A few minutes of plot emerge in the final sequence when we discover, surprise!, that Jeff Bridges' Daddy Warbucks lookalike character ordered him killed in order to take over the company, pissed even before Stark announced he was getting out of the weapons business. (Shades of liberal guilt-ridden foreign policy!)
By contrast, a very stark contrast if you'll pardon the pun, the Iron Man comics, which I read avidly as a teen, portrayed a real hero, one dedicated to fighting injustice, like most superheroes. He was a rich playboy, but that had a somewhat different meaning two generations ago. He didn't whine neurotically about his inner moral conflict. He didn't joke around in every frame. He didn't treat life as if it were a perpetual frat party that happened to include inventing astonishing technology from time to time.
My point is this: even the stuff that was bad (i.e. dull, mediocre, poorly executed) 50 years ago was lightyears ahead morally and artistically of all but the absolute best work of today.
Rose colored glasses? Selection bias? Watch and study enough of the period — apart from living consciously through the past 50 years, I've seen approximately 3,000 American films (90% of them pre-1965) — and any decent, honest person will come to the same inductive conclusion.
There are those who claim, with some justification, that life wasn't really like the movies of 80-40 years ago. Perhaps that's true in many ways. They were movies, after all. But the fact that filmmakers chose to portray those characters in that way, doing those things, signifies a very different ethic and esthetic all by itself.
False alternative?
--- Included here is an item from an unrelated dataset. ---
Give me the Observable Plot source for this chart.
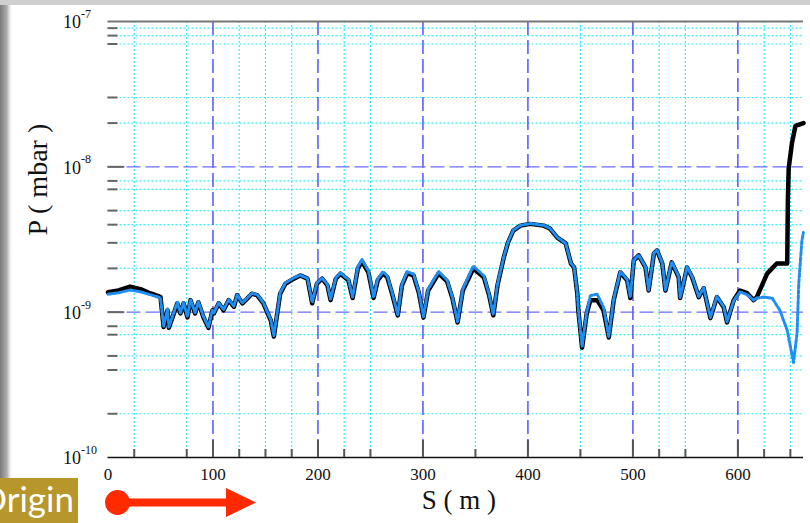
<!DOCTYPE html>
<html><head><meta charset="utf-8">
<script src="https://cdn.jsdelivr.net/npm/d3@7"></script>
<script src="https://cdn.jsdelivr.net/npm/@observablehq/plot@0.6"></script>
<style>
body{margin:0;background:#fff;}
#wrap{position:relative;width:810px;height:523px;overflow:hidden;background:#fff;}
#deco{position:absolute;left:0;top:0;pointer-events:none;}
</style>
</head><body>
<div id="wrap"></div>
<script>
// S (m) positions and pressure in units of 1e-9 mbar
const blackS = [0,10,21,31,40,48,
  50,53,56.7,58,61.4,66,69,72,75.7,78.6,83,86,91,95.7,99.5,
  100.8,105.5,110,115,120,123,128,132.6,137,142,148,155,158,
  164,169,177,183,190,194.5,199,204,209,212,217,221.4,229,233,
  238,242,248,253,257,262,266,271,276,280,285,291,296,300.5,
  305,315,323,328,333,338,348,358,363,367,371,377,381,386,393,402,415,421,428,436,441,444,447,448,451.6,
  456,459.5,466,472,477,481.7,488,494.5,497.6,500.8,505.5,512,515,520,523,528,531,537,543.6,545,551.6,556.4,562.7,567.4,573.8,580,586.5,589.7,596,602,608.8,615,618,628,637,647,647.6,648.4,651.6,654.8,662.5];
const blackP = [1.37,1.41,1.50,1.44,1.35,1.29,
  1.27,0.79,1.03,0.78,0.92,1.15,0.98,1.15,0.92,1.21,0.98,1.17,0.92,0.78,1.03,
  0.98,1.15,1.03,1.21,1.09,1.31,1.15,1.24,1.34,1.31,1.15,0.88,0.68,
  1.34,1.57,1.70,1.79,1.70,1.15,1.57,1.70,1.53,1.21,1.70,1.84,1.66,1.25,
  2.0,2.23,1.88,1.25,1.66,1.85,1.74,1.31,0.95,1.53,1.85,1.79,1.37,0.92,
  1.41,1.85,1.63,1.25,0.85,1.41,2.0,1.74,1.31,0.95,1.53,2.38,3.01,3.64,3.94,4.05,3.94,3.76,3.26,2.97,2.16,2.03,1.35,1.03,0.57,
  0.98,1.21,1.21,1.03,0.67,1.21,1.88,1.66,1.25,2.27,2.46,2.03,1.41,2.53,2.66,2.16,1.41,2.20,1.74,1.25,2.03,1.74,1.27,1.46,0.91,1.27,1.08,0.85,1.21,1.41,1.35,1.21,1.27,1.85,2.16,2.16,5.85,9.8,14.7,19.1,20.0];

const blueS = [0,10,21,31,40,48,
  50,53,56.7,58,61.4,66,69,72,75.7,78.6,83,86,91,95.7,99.5,
  100.8,105.5,110,115,120,123,128,132.6,137,142,148,155,158,
  164,169,177,183,190,194.5,199,204,209,212,217,221.4,229,233,
  238,242,248,253,257,262,266,271,276,280,285,291,296,300.5,
  305,315,323,328,333,338,348,358,363,367,371,377,381,386,393,402,415,421,428,436,441,444,447,448,451.6,
  456,459.5,466,472,477,481.7,488,494.5,497.6,500.8,505.5,512,515,520,523,528,531,537,543.6,545,551.6,556.4,562.7,567.4,573.8,580,586.5,589.7,596,602,608.8,615,618,624.5,632.6,640,647,653,656.4,658,661,662.4];
const blueP = [1.33,1.36,1.42,1.38,1.32,1.27,
  1.25,0.80,1.05,0.79,0.93,1.17,0.99,1.16,0.93,1.22,0.99,1.18,0.93,0.79,1.04,
  0.99,1.16,1.04,1.22,1.10,1.32,1.16,1.25,1.35,1.32,1.16,0.89,0.69,
  1.36,1.59,1.72,1.80,1.71,1.17,1.59,1.72,1.55,1.23,1.72,1.86,1.68,1.27,
  2.05,2.30,1.93,1.27,1.70,1.90,1.78,1.33,0.96,1.56,1.90,1.83,1.39,0.93,
  1.44,1.90,1.66,1.27,0.86,1.44,2.08,1.78,1.33,0.96,1.56,2.40,3.03,3.66,3.96,4.07,3.96,3.78,3.27,2.98,2.17,2.04,1.36,1.04,0.58,
  1.00,1.30,1.33,1.08,0.68,1.23,1.90,1.68,1.27,2.28,2.47,2.05,1.42,2.55,2.68,2.18,1.42,2.22,1.76,1.26,2.05,1.76,1.28,1.47,0.92,1.28,1.09,0.86,1.20,1.38,1.32,1.21,1.25,1.27,1.25,1.03,0.75,0.45,0.72,1.58,3.11,3.53];

const majorS = [0,100,200,300,400,500,600];
const minorS = [25,75,125,150,175,225,250,350,450,525,550,625,650];
const majorP = [1e-10,1e-9,1e-8,1e-7];
const minorP = [2e-10,4e-10,5e-10,7e-10,8e-10,2e-9,3e-9,4e-9,5e-9,7e-9,8e-9,2e-8,3e-8,7e-8,8e-8,9e-8];

const black = blackS.map((s,i)=>({S:s, P:blackP[i]*1e-9}));
const blue = blueS.map((s,i)=>({S:s, P:blueP[i]*1e-9}));

const cyan = "#30f0ff";
const innerMajorS = majorS.filter(d=>d>0);
const innerMajorP = [1e-9,1e-8];

const plot = Plot.plot({
  width: 810, height: 523,
  marginLeft: 107.5, marginRight: 7, marginTop: 21, marginBottom: 66,
  style: {background: "transparent", fontFamily: "'Liberation Serif', 'Times New Roman', serif", color: "#111"},
  x: {domain: [0, 662.5], axis: null},
  y: {type: "log", domain: [1e-10, 1e-7], axis: null},
  marks: [
    Plot.ruleX(minorS, {x: d=>d, stroke: cyan, strokeWidth: 1.2, strokeDasharray: "2,2"}),
    Plot.ruleY(minorP, {y: d=>d, stroke: cyan, strokeWidth: 1.2, strokeDasharray: "2,2"}),
    Plot.ruleX(innerMajorS, {x: d=>d, stroke: "#4848ff", strokeWidth: 1.4, strokeDasharray: "14,5"}),
    Plot.ruleY(innerMajorP, {y: d=>d, stroke: "#6a6aff", strokeWidth: 1.4, strokeDasharray: "14,5"}),
    Plot.ruleY([1e-7], {y: d=>d, stroke: "#777", strokeWidth: 2}),
    Plot.ruleY([1e-10], {y: d=>d, stroke: "#111", strokeWidth: 1.5}),
    Plot.ruleY(innerMajorP, {y: d=>d, x1: 0, x2: 16, stroke: "#666", strokeWidth: 2}),
    Plot.ruleY(minorP, {y: d=>d, x1: 0, x2: 9.5, stroke: "#666", strokeWidth: 2}),
    Plot.ruleX(innerMajorS, {x: d=>d, y1: 1e-10, y2: 1.31e-10, stroke: "#555", strokeWidth: 2}),
    Plot.ruleX(minorS, {x: d=>d, y1: 1e-10, y2: 1.135e-10, stroke: "#555", strokeWidth: 2}),
    Plot.line(black, {x: "S", y: "P", stroke: "#000", strokeWidth: 4.5, strokeLinejoin: "round", strokeLinecap: "round"}),
    Plot.line(blue, {x: "S", y: "P", stroke: "#1e8ef2", strokeWidth: 3, strokeDasharray: "3.5,2", strokeLinejoin: "round"}),
    Plot.text(majorP, {y: d=>d, frameAnchor: "left", text: d=>"10", textAnchor: "end", dx: -27, dy: 1, fontSize: 18}),
    Plot.text(majorP, {y: d=>d, frameAnchor: "left", text: d=>String(Math.round(Math.log10(d))), textAnchor: "start", dx: -27, dy: -7.5, fontSize: 12}),
    Plot.text(majorS, {x: d=>d, frameAnchor: "bottom", text: d=>String(d), dy: 22, fontSize: 17}),
    Plot.text(["S ( m )"], {frameAnchor: "bottom", text: d=>d, dy: 51, dx: 3, fontSize: 27}),
    Plot.text(["P ( mbar )"], {frameAnchor: "left", text: d=>d, dx: -70, dy: -4, rotate: -90, fontSize: 28})
  ]
});
document.getElementById("wrap").appendChild(plot);

const deco = `<svg id="deco" width="810" height="523" xmlns="http://www.w3.org/2000/svg">
  <defs><linearGradient id="lg" x1="0" x2="1" y1="0" y2="0">
    <stop offset="0" stop-color="#7a7a7a"/><stop offset="0.55" stop-color="#b0b0b0"/><stop offset="1" stop-color="#ffffff" stop-opacity="0"/>
  </linearGradient></defs>
  <rect x="0" y="0" width="13" height="523" fill="url(#lg)"/>
  <rect x="0" y="0" width="810" height="5" fill="#cfcfcf"/>
  <rect x="0" y="478" width="78" height="45" fill="#b7962c"/>
  <text x="74" y="512" text-anchor="end" fill="#fff" font-family="Lato, 'DejaVu Sans', sans-serif" font-size="35">Origin</text>
  <circle cx="117.5" cy="502.5" r="12.5" fill="#ff2a00"/>
  <line x1="117" y1="502.5" x2="230" y2="502.5" stroke="#ff2a00" stroke-width="8"/>
  <polygon points="226,488 256,502.5 226,517" fill="#ff2a00"/>
</svg>`;
document.getElementById("wrap").insertAdjacentHTML("beforeend", deco);
</script>
</body></html>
Certainly. There's nothing in reality, including our own nature, that prevents us choosing a future better than anything in the past 2,000 years.
But the '40s and '50s, not to mention the 19th century, actually happened, so we know a relatively clean culture is possible. Rising above that level is a matter of inventing that which has never been seen, a daunting task at minimum. I'd bet it'll be a hundred years before the culture catches up to it again.